= Günther Ruprecht =

German publisher

Günther Ruprecht (17 February 1898, in Göttingen – 17 March 2001, in Göttingen) was a German publisher. He was a leader of the German publishing company Vandenhoeck & Ruprecht in Göttingen since 1929. He was a leader in the anti-Nazi movement, the so-called Jungreformatorischen Bewegung, in the Kirchenkampf as a part of the Deutschen Evangelischen Kirche (DEK) in Nazi Germany. He published their magazine "Junge Kirche" (young church) and in order to do that founded another publishing company in Switzerland in his name ("Verlag Junge Kirche, Günther Ruprecht") since it was too dangerous to do it in Germany. In 1946 Ruprecht published the famous speech by Martin Niemöller about the war guilt of the Germans.
In his other publishing work he focused on theology and the Protestant church.

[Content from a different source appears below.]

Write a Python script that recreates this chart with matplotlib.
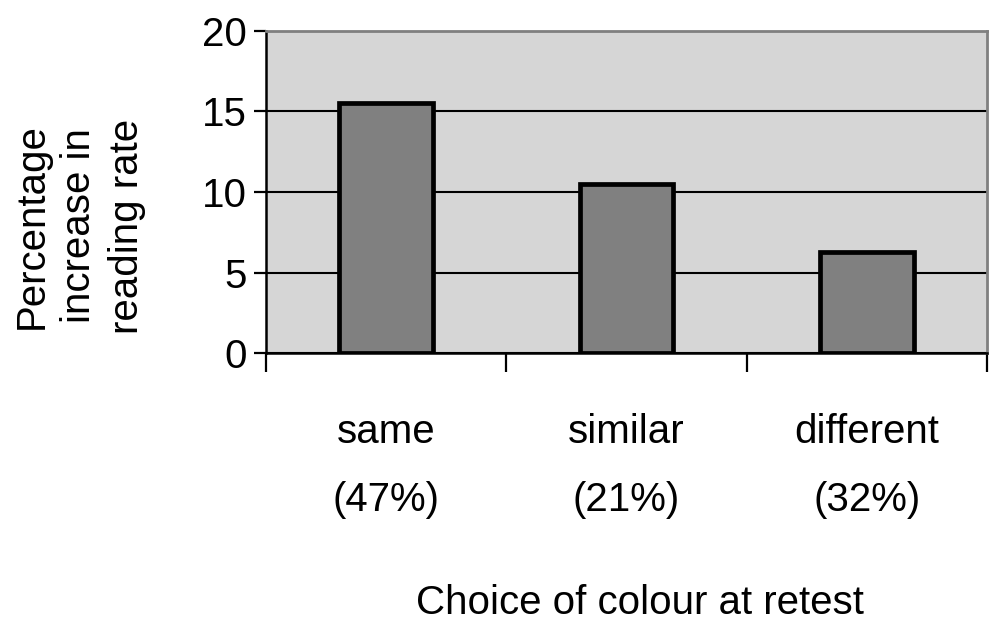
import matplotlib.pyplot as plt
import numpy as np

plt.rcParams['font.family'] = ['Liberation Sans', 'DejaVu Sans']

categories = ['same', 'similar', 'different']
shares = ['(47%)', '(21%)', '(32%)']
increase = [15.5, 10.5, 6.3]
y_ticks = [0, 5, 10, 15, 20]

fig = plt.figure(figsize=(9.94, 6.23), dpi=100)
ax = fig.add_axes([266 / 994, 1 - 353 / 623, 721 / 994, 322 / 623])

x = np.arange(len(categories))
ax.set_facecolor('#d6d6d6')
ax.bar(x, increase, width=0.39, color='#808080', edgecolor='black', linewidth=3.4, zorder=3)

ax.set_xlim(-0.5, len(categories) - 0.5)
ax.set_ylim(0, 20)
ax.set_yticks(y_ticks)
ax.set_yticklabels([str(t) for t in y_ticks], fontsize=29)
ax.yaxis.grid(True, color='black', linewidth=1.5, zorder=1)
ax.set_axisbelow(True)

# category boundaries as ticks below the axis
ax.set_xticks(np.arange(len(categories) + 1) - 0.5)
ax.set_xticklabels([])
ax.tick_params(axis='x', length=14, width=1.6, direction='out')
ax.tick_params(axis='y', length=9, width=1.6, direction='out', pad=5)

for i, (c, s) in enumerate(zip(categories, shares)):
    ax.text(i, -4.9, c, ha='center', va='center', fontsize=29, clip_on=False)
    ax.text(i, -9.1, s, ha='center', va='center', fontsize=29, clip_on=False)

for side in ['top', 'right']:
    ax.spines[side].set_color('#808080')
    ax.spines[side].set_linewidth(2)
for side in ['left', 'bottom']:
    ax.spines[side].set_color('black')
    ax.spines[side].set_linewidth(1.8)

fig.text(640 / 994, 1 - 603 / 623, 'Choice of colour at retest', ha='center', va='center', fontsize=29)
fig.text(79 / 994, 1 - 226 / 623, 'Percentage\nincrease in\nreading rate', ha='center', va='center',
         rotation=90, fontsize=29, linespacing=1.32)

fig.savefig('out.png', dpi=100)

He published renowned theological encyclopedia, teaching material and published the first complete commentary series of the old testament in German (das Alte Testament Deutsch ATD) and the additional series ATD-Apokryphen.
Ruprecht received multiple honors for his life's work. He received the Bundesverdienstkreuz, a high honor by the German government and was the first honorary citizen of the Georg-August-Universität Göttingen. For his 100th birthday he received an honorary doctorate by the theological faculty of this University on February 15, 1998.